> _EXERCISE TASK_
Without the images, write out the whole listing exactly.

> _DATA LINES_

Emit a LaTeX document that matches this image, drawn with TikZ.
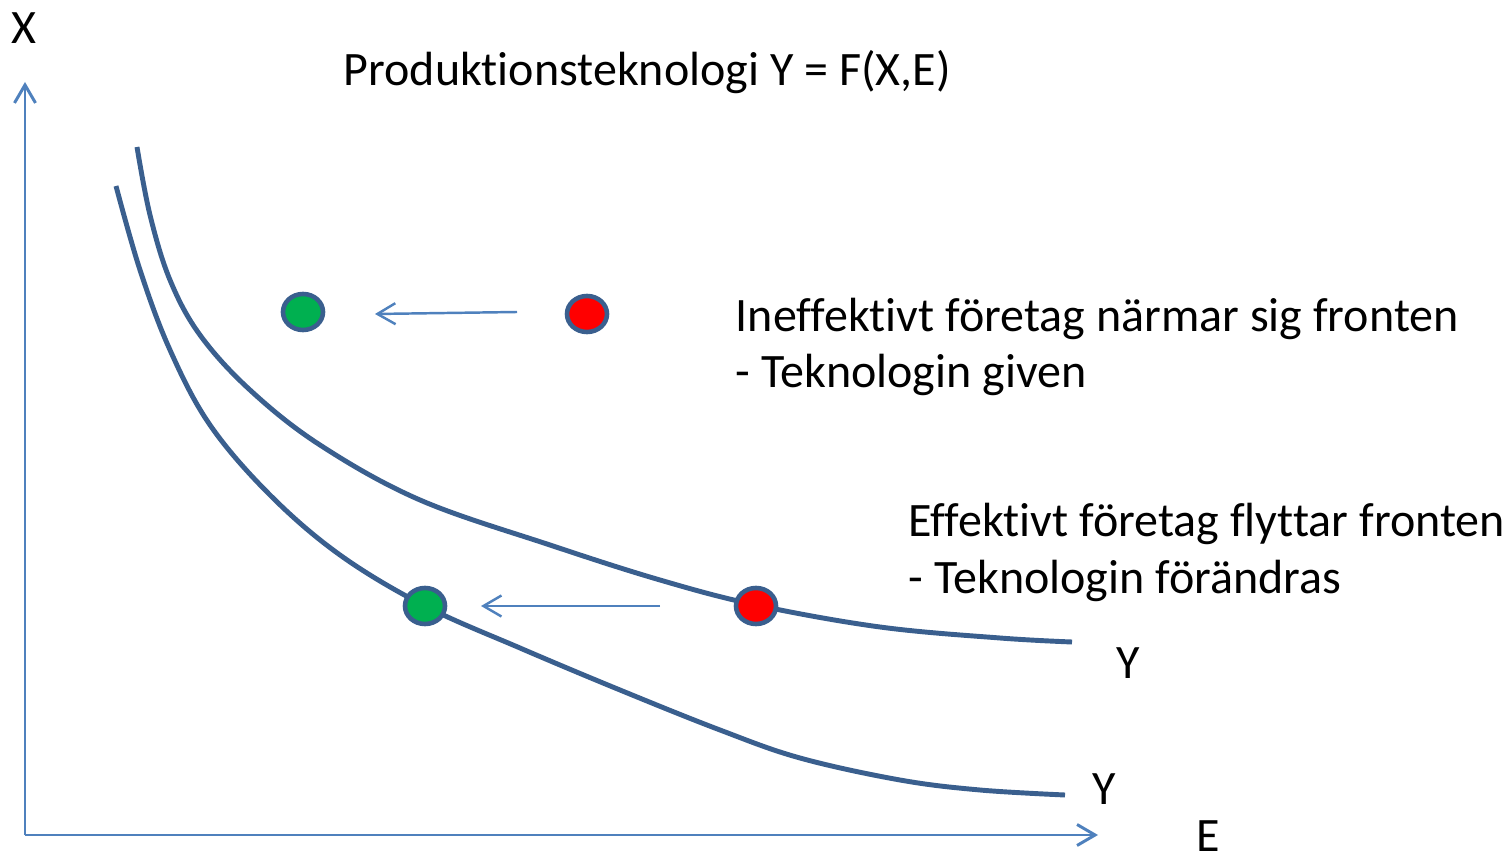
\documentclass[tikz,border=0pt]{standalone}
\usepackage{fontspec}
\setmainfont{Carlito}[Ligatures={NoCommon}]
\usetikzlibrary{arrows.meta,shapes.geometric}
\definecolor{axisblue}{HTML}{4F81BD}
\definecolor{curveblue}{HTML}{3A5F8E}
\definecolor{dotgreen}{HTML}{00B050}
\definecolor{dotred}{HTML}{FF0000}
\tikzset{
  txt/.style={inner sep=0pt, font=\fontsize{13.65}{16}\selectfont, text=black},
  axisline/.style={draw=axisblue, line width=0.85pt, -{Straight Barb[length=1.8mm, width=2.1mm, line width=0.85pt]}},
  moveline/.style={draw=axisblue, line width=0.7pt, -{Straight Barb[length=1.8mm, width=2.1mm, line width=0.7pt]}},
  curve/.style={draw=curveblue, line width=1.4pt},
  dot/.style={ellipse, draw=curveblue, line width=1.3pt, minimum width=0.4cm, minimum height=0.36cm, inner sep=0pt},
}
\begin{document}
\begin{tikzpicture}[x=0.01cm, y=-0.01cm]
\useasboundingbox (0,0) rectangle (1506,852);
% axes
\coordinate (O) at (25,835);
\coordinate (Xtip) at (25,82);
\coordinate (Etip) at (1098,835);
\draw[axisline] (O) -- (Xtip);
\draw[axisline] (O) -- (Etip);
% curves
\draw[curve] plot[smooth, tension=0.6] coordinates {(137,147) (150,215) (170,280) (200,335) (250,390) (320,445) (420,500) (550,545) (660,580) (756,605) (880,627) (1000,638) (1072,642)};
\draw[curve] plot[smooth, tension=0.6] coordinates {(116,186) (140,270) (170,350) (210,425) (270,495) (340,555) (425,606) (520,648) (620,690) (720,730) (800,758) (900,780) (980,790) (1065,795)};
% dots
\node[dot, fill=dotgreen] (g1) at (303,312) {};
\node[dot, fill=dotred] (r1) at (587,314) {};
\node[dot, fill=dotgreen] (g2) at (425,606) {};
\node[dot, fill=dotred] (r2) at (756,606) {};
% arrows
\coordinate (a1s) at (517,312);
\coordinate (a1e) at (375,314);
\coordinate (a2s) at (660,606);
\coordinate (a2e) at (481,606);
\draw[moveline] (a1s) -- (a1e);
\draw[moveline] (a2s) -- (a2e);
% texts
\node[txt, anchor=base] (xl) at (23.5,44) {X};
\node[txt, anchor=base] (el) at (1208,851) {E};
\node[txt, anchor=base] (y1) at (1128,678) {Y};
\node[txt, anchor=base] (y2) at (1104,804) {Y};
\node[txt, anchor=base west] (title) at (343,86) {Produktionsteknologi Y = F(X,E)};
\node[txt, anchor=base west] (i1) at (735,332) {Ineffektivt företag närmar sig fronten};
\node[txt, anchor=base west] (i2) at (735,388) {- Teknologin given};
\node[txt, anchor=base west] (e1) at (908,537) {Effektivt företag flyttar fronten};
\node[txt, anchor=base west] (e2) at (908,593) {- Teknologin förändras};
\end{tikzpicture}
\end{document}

> _EXERCISE RESULT_
Emit a LaTeX document that matches this image, drawn with TikZ.
\documentclass[tikz,border=0pt]{standalone}
\usepackage{fontspec}
\setmainfont{Carlito}[Ligatures={NoCommon}]
\usetikzlibrary{arrows.meta,shapes.geometric}
\definecolor{axisblue}{HTML}{4F81BD}
\definecolor{curveblue}{HTML}{3A5F8E}
\definecolor{dotgreen}{HTML}{00B050}
\definecolor{dotred}{HTML}{FF0000}
\tikzset{
  txt/.style={inner sep=0pt, font=\fontsize{13.65}{16}\selectfont, text=black},
  axisline/.style={draw=axisblue, line width=0.85pt, -{Straight Barb[length=1.8mm, width=2.1mm, line width=0.85pt]}},
  moveline/.style={draw=axisblue, line width=0.7pt, -{Straight Barb[length=1.8mm, width=2.1mm, line width=0.7pt]}},
  curve/.style={draw=curveblue, line width=1.4pt},
  dot/.style={ellipse, draw=curveblue, line width=1.3pt, minimum width=0.4cm, minimum height=0.36cm, inner sep=0pt},
}
\begin{document}
\begin{tikzpicture}[x=0.01cm, y=-0.01cm]
\useasboundingbox (0,0) rectangle (1506,852);
% axes
\coordinate (O) at (25,835);
\coordinate (Xtip) at (25,82);
\coordinate (Etip) at (1098,835);
\draw[axisline] (O) -- (Xtip);
\draw[axisline] (O) -- (Etip);
% curves
\draw[curve] plot[smooth, tension=0.6] coordinates {(137,147) (150,215) (170,280) (200,335) (250,390) (320,445) (420,500) (550,545) (660,580) (756,605) (880,627) (1000,638) (1072,642)};
\draw[curve] plot[smooth, tension=0.6] coordinates {(116,186) (140,270) (170,350) (210,425) (270,495) (340,555) (425,606) (520,648) (620,690) (720,730) (800,758) (900,780) (980,790) (1065,795)};
% dots
\node[dot, fill=dotgreen] (g1) at (303,312) {};
\node[dot, fill=dotred] (r1) at (587,314) {};
\node[dot, fill=dotgreen] (g2) at (425,606) {};
\node[dot, fill=dotred] (r2) at (756,606) {};
% arrows
\coordinate (a1s) at (517,312);
\coordinate (a1e) at (375,314);
\coordinate (a2s) at (660,606);
\coordinate (a2e) at (481,606);
\draw[moveline] (a1s) -- (a1e);
\draw[moveline] (a2s) -- (a2e);
% texts
\node[txt, anchor=base] (xl) at (23.5,44) {X};
\node[txt, anchor=base] (el) at (1208,851) {E};
\node[txt, anchor=base] (y1) at (1128,678) {Y};
\node[txt, anchor=base] (y2) at (1104,804) {Y};
\node[txt, anchor=base west] (title) at (343,86) {Produktionsteknologi Y = F(X,E)};
\node[txt, anchor=base west] (i1) at (735,332) {Ineffektivt företag närmar sig fronten};
\node[txt, anchor=base west] (i2) at (735,388) {- Teknologin given};
\node[txt, anchor=base west] (e1) at (908,537) {Effektivt företag flyttar fronten};
\node[txt, anchor=base west] (e2) at (908,593) {- Teknologin förändras};
\end{tikzpicture}
\end{document}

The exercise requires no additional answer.